Yeah. Now that I’m back and I can really concentrate on this feature, We Strangers, I’ve been writing for a couple of years. It’s much more about the complexities of human nature than the short is. Also, because it’s a feature film, you have more time to explore people.

It follows this young motel cleaner who is trying to earn enough money for an abortion, but while she’s earning that money, she keeps increasing in her term, so her abortion becomes more expensive. That’s the through line that takes us through the film. While she’s going through this, the relationships between her mother, her best friend and her new coworker at the motel, they all begin to change.

The film is really about these four women and how they struggle to interact with each other. It’s just focusing on the lives of these four women. That’s what I’m trying to make.

A lot of your films focus on female protagonists. Is that just a coincidence or do you try to make an effort to highlight the lives of women?
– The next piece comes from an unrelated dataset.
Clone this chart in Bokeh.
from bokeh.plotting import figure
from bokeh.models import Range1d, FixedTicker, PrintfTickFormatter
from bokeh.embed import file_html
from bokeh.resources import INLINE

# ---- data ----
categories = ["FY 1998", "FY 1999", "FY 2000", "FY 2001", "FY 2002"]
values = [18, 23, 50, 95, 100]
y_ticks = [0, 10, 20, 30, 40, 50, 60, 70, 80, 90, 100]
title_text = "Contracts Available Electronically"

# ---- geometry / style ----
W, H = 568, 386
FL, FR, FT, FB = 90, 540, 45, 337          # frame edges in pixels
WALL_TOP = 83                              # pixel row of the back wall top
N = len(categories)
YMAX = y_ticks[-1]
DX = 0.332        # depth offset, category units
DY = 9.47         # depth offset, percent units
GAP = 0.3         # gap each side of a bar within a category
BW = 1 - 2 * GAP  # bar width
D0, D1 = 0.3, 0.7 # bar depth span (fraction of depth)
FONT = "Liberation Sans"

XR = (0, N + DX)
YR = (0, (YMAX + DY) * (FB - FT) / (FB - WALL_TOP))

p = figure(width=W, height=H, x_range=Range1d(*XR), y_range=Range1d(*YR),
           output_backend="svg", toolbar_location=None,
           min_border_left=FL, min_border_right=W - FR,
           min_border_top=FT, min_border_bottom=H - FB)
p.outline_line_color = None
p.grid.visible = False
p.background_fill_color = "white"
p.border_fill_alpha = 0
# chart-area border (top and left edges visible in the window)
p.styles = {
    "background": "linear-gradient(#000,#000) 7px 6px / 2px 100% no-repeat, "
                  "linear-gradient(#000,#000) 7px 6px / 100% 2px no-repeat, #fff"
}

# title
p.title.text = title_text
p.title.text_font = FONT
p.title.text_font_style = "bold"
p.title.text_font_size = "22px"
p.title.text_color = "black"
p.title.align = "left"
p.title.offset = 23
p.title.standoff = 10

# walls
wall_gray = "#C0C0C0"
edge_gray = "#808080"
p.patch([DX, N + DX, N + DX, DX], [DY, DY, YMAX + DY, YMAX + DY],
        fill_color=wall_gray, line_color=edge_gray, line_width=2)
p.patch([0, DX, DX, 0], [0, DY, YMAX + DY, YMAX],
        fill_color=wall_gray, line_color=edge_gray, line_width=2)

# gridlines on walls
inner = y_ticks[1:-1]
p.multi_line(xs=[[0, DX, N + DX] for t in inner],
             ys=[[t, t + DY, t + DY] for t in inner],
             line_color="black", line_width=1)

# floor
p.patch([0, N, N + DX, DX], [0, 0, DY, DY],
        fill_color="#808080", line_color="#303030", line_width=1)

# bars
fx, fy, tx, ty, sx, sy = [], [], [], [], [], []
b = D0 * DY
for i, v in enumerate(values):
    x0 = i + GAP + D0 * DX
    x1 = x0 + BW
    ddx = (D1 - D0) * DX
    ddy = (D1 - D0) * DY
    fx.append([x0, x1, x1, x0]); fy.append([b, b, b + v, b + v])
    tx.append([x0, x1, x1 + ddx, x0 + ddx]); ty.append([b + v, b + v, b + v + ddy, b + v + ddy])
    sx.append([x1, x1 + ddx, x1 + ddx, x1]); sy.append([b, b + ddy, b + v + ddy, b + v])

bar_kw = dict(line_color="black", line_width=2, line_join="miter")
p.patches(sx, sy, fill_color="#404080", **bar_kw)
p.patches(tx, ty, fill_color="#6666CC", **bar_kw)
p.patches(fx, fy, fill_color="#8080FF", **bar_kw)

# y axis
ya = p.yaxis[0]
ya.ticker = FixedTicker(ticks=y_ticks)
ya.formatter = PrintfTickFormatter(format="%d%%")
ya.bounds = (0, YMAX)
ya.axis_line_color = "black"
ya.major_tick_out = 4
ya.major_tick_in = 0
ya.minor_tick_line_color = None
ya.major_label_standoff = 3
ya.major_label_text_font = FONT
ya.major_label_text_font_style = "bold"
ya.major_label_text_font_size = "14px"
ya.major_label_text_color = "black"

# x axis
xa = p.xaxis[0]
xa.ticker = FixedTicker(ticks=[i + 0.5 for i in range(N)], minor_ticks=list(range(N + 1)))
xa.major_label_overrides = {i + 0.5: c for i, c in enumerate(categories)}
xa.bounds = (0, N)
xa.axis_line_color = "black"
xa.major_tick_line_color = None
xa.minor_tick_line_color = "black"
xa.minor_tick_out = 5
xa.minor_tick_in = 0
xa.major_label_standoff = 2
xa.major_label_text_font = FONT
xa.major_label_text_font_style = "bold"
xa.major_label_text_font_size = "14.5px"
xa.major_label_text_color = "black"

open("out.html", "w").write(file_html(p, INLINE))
I think when you’re starting out, you write what you know. I’m a woman, and I go through the world as a woman, so it’s just a very natural thing for me to write about. I would love to write more men, but I just don’t know what it’s like to be a man. We all grow up in a patriarchal society, so you can assume, but I don’t know what it’s like to be in a room with all men and one woman, then the woman leaves and the dynamic shifts a little bit. I don’t know what it’s like because I’ve never been a man in a room full of men. At some point I’m sure I’ll write more complex men, but it’s not as easy for me.
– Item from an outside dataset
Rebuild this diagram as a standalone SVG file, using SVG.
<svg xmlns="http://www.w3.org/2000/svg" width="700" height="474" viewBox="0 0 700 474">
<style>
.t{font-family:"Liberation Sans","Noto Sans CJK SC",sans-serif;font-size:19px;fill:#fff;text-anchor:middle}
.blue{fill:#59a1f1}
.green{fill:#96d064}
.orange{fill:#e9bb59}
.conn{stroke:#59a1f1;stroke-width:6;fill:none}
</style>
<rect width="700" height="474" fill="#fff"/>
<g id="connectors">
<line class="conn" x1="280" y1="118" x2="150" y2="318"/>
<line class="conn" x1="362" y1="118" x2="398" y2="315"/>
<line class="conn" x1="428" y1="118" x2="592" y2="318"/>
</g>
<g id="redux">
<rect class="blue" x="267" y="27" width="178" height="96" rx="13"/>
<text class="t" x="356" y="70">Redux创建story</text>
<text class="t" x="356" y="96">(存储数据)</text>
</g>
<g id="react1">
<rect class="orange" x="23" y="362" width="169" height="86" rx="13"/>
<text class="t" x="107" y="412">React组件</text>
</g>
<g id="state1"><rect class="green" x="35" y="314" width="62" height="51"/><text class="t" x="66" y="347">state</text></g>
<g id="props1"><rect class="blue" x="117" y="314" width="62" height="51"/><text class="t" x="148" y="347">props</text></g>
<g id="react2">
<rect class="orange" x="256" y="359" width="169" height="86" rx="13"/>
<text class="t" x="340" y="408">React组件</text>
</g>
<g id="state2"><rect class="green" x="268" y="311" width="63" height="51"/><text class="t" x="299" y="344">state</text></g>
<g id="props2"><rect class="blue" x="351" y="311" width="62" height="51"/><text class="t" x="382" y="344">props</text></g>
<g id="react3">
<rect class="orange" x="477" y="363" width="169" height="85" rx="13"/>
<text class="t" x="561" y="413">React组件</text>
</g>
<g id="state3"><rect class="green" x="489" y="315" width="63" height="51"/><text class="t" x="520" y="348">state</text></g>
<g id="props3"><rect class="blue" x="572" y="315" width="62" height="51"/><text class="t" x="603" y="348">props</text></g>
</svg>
What is the project that you’ve had the most fun working on?

Well, actually, I know it doesn’t really seem like it, but I do work on a lot of comedies. I direct this series called Womanhood that stars Aparna Nancherla and Jo Firestone, two really funny comedians. It was created by Julie Miller. That show is almost completely improvised. It’s so funny.

I’ve ruined so many takes laughing. You can hear me laughing very, very faintly in the background in some of the episodes. That show, it’s such a blast. It’s about being a woman too, but it’s such a different take on it. I have never had more fun doing anything else than that show.